INSTRUCTIONS FOR THE TASK => Check each line of the listing below for the string "React", and give only how many lines hold it.

SOURCE RECORDS =>

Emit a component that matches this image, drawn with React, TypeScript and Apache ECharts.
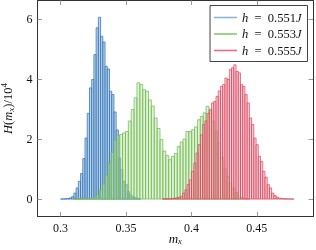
import React, { useEffect, useRef } from "react";
import * as echarts from "echarts";

// ---- data (histogram heights in units of 10^4) ----
const H_VALUES = ["0.551", "0.553", "0.555"];

const BLUE_START = 0.3;
const BLUE_WIDTH = 0.0017;
const BLUE_COUNTS = [
  0.0, 0.005, 0.01, 0.02, 0.04, 0.08, 0.2, 0.37, 0.59, 0.85, 1.35, 2.03, 2.85,
  3.7, 3.98, 4.81, 5.7, 6.05, 5.42, 5.23, 4.42, 4.33, 3.59, 3.48, 2.9, 2.3,
  1.37, 0.98, 0.59, 0.48, 0.25, 0.14, 0.09, 0.05, 0.03, 0.01,
];

const GREEN_START = 0.31;
const GREEN_WIDTH = 0.0022;
const GREEN_COUNTS = [
  0.005, 0.01, 0.01, 0.02, 0.02, 0.03, 0.03, 0.06, 0.14, 0.31, 0.5, 0.8, 1.2,
  1.55, 1.95, 2.12, 2.15, 2.2, 2.25, 2.6, 2.98, 3.37, 3.87, 3.81, 3.64, 3.59,
  3.3, 3.1, 2.7, 2.35, 1.98, 1.6, 1.45, 1.31, 1.42, 1.52, 1.75, 1.9, 2.0, 2.25,
  2.25, 2.31, 2.4, 2.64, 2.75, 2.87, 3.09, 3.0, 2.6, 2.25, 1.87, 1.4, 1.0,
  0.75, 0.53, 0.37, 0.22, 0.1, 0.05, 0.02, 0.01,
];

const RED_START = 0.378;
const RED_WIDTH = 0.0017;
const RED_COUNTS = [
  0.005, 0.005, 0.01, 0.01, 0.02, 0.03, 0.04, 0.06, 0.09, 0.2, 0.31, 0.48,
  0.64, 0.92, 1.2, 1.53, 1.81, 2.14, 2.48, 2.6, 2.85, 2.95, 3.2, 3.25, 3.42,
  3.6, 3.75, 3.81, 4.03, 3.98, 4.31, 4.37, 4.47, 4.25, 4.2, 3.81, 3.75, 3.48,
  3.2, 2.7, 2.48, 2.03, 1.81, 1.42, 1.25, 0.92, 0.73, 0.48, 0.37, 0.2, 0.12,
  0.07, 0.03, 0.02, 0.01, 0.01, 0.005, 0.005, 0.003,
];

const X_TICKS = [0.3, 0.35, 0.4, 0.45];
const Y_TICKS = [0, 2, 4, 6];
const X_MIN = 0.2824;
const X_MAX = 0.4929;
const Y_MIN = -0.58;
const Y_MAX = 6.61;

const FONT = "Liberation Serif";

const STYLES = [
  { stroke: "#3b78b6", fill: "rgba(140,182,226,0.6)", lw: 0.8, legend: "#8fb4da" },
  { stroke: "#6db84f", fill: "rgba(185,225,160,0.45)", lw: 0.7, legend: "#86c96a" },
  { stroke: "#db4159", fill: "rgba(243,170,182,0.5)", lw: 0.7, legend: "#e2707f" },
];

function bins(start: number, width: number, counts: number[]) {
  return counts.map((c, i) => [start + i * width, start + (i + 1) * width, c]);
}

const seriesNames = H_VALUES.map((h) => `h = ${h}J`);

export default function App() {
  const ref = useRef<HTMLDivElement>(null);
  useEffect(() => {
    if (!ref.current) return;
    const chart = echarts.init(ref.current, undefined, { renderer: "svg" });
    const datasets = [
      bins(BLUE_START, BLUE_WIDTH, BLUE_COUNTS),
      bins(GREEN_START, GREEN_WIDTH, GREEN_COUNTS),
      bins(RED_START, RED_WIDTH, RED_COUNTS),
    ];
    const axisCommon = {
      type: "value" as const,
      axisLine: { show: true, onZero: false, lineStyle: { color: "#333", width: 1 } },
      splitLine: { show: false },
    };
    chart.setOption({
      animation: false,
      grid: { left: 37.5, right: 3, top: 0.5, bottom: 33.5, containLabel: false, outerBoundsMode: "none" },
      legend: {
        orient: "vertical",
        right: 8.5,
        top: 5.5,
        padding: [5, 6, 4, 4],
        itemGap: 2.5,
        itemWidth: 23,
        itemHeight: 1.6,
        borderColor: "#444",
        borderWidth: 1,
        data: seriesNames.map((n, i) => ({ name: n, icon: "rect", itemStyle: { color: STYLES[i].legend } })),
        formatter: (name: string) => {
          const i = seriesNames.indexOf(name);
          return `{it|h}\u2002=\u2002${H_VALUES[i]}{it|J}`;
        },
        textStyle: {
          fontFamily: FONT,
          fontSize: 12.5,
          color: "#111",
          lineHeight: 14,
          rich: { it: { fontFamily: FONT, fontStyle: "italic", fontSize: 12.5, lineHeight: 14 } },
        },
      },
      xAxis: [
        {
          ...axisCommon,
          position: "bottom",
          min: X_MIN,
          max: X_MAX,
          axisTick: { show: true, inside: true, length: 4.5, customValues: X_TICKS, lineStyle: { color: "#999" } },
          axisLabel: {
            show: true,
            customValues: X_TICKS,
            formatter: (v: number) => String(Number(v.toFixed(3))),
            fontFamily: FONT,
            fontSize: 12,
            color: "#111",
            margin: 5,
          },
          name: "{it|m}{sub|x}",
          nameLocation: "middle",
          nameGap: 15,
          nameMoveOverlap: false,
          nameTextStyle: {
            fontFamily: FONT,
            fontSize: 12,
            color: "#111",
            rich: {
              it: { fontFamily: FONT, fontStyle: "italic", fontSize: 13, lineHeight: 14 },
              sub: { fontFamily: FONT, fontStyle: "italic", fontSize: 8.5, lineHeight: 8, verticalAlign: "bottom" },
            },
          },
        },
        {
          ...axisCommon,
          position: "top",
          min: X_MIN,
          max: X_MAX,
          axisTick: { show: true, inside: true, length: 4.5, customValues: X_TICKS, lineStyle: { color: "#999" } },
          axisLabel: { show: false },
        },
      ],
      yAxis: [
        {
          ...axisCommon,
          position: "left",
          min: Y_MIN,
          max: Y_MAX,
          axisTick: { show: true, inside: true, length: 4.5, customValues: Y_TICKS, lineStyle: { color: "#999" } },
          axisLabel: {
            show: true,
            customValues: Y_TICKS,
            fontFamily: FONT,
            fontSize: 12,
            color: "#111",
            margin: 5,
          },
          name: "{it|H}{n|(}{it|m}{sub|x}{n|)/10}{sup|4}",
          nameLocation: "middle",
          nameRotate: 90,
          nameGap: 17,
          nameTextStyle: {
            fontFamily: FONT,
            fontSize: 12.5,
            color: "#111",
            rich: {
              n: { fontFamily: FONT, fontSize: 12.5, lineHeight: 16 },
              it: { fontFamily: FONT, fontStyle: "italic", fontSize: 12.5, lineHeight: 16 },
              sub: { fontFamily: FONT, fontStyle: "italic", fontSize: 9, verticalAlign: "bottom", lineHeight: 9 },
              sup: { fontFamily: FONT, fontSize: 9, verticalAlign: "top", lineHeight: 9 },
            },
          },
        },
        {
          ...axisCommon,
          position: "right",
          min: Y_MIN,
          max: Y_MAX,
          axisTick: { show: true, inside: true, length: 4.5, customValues: Y_TICKS, lineStyle: { color: "#999" } },
          axisLabel: { show: false },
        },
      ],
      series: datasets.map((data, i) => ({
        name: seriesNames[i],
        type: "custom",
        xAxisIndex: 0,
        yAxisIndex: 0,
        encode: { x: [0, 1], y: 2 },
        data,
        renderItem: (_params: any, api: any) => {
          const p0 = api.coord([api.value(0), api.value(2)]);
          const p1 = api.coord([api.value(1), 0]);
          return {
            type: "rect",
            shape: { x: p0[0], y: p0[1], width: p1[0] - p0[0], height: p1[1] - p0[1] },
            style: { fill: STYLES[i].fill, stroke: STYLES[i].stroke, lineWidth: STYLES[i].lw },
          };
        },
      })),
    });
    return () => chart.dispose();
  }, []);
  return <div ref={ref} style={{ position: "fixed", left: 0, top: 0, width: 316, height: 250 }} />;
}
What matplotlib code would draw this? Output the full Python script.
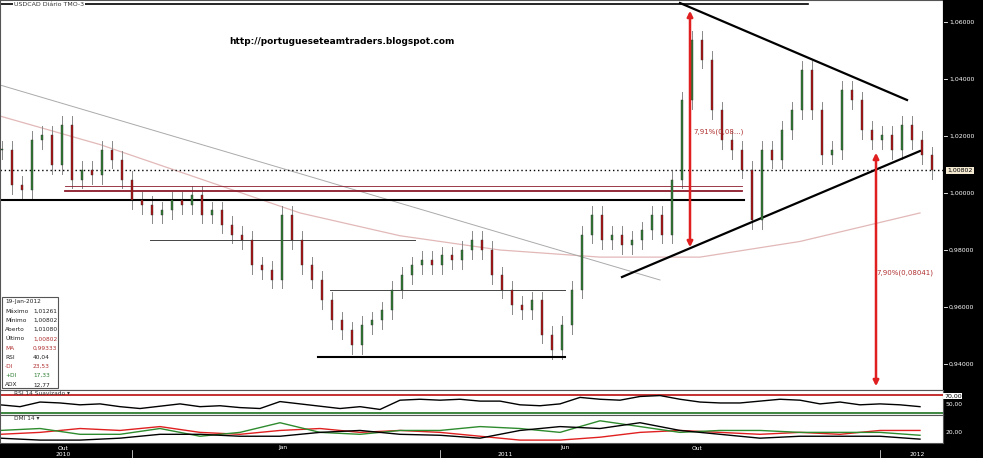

TASK RESPONSE => 2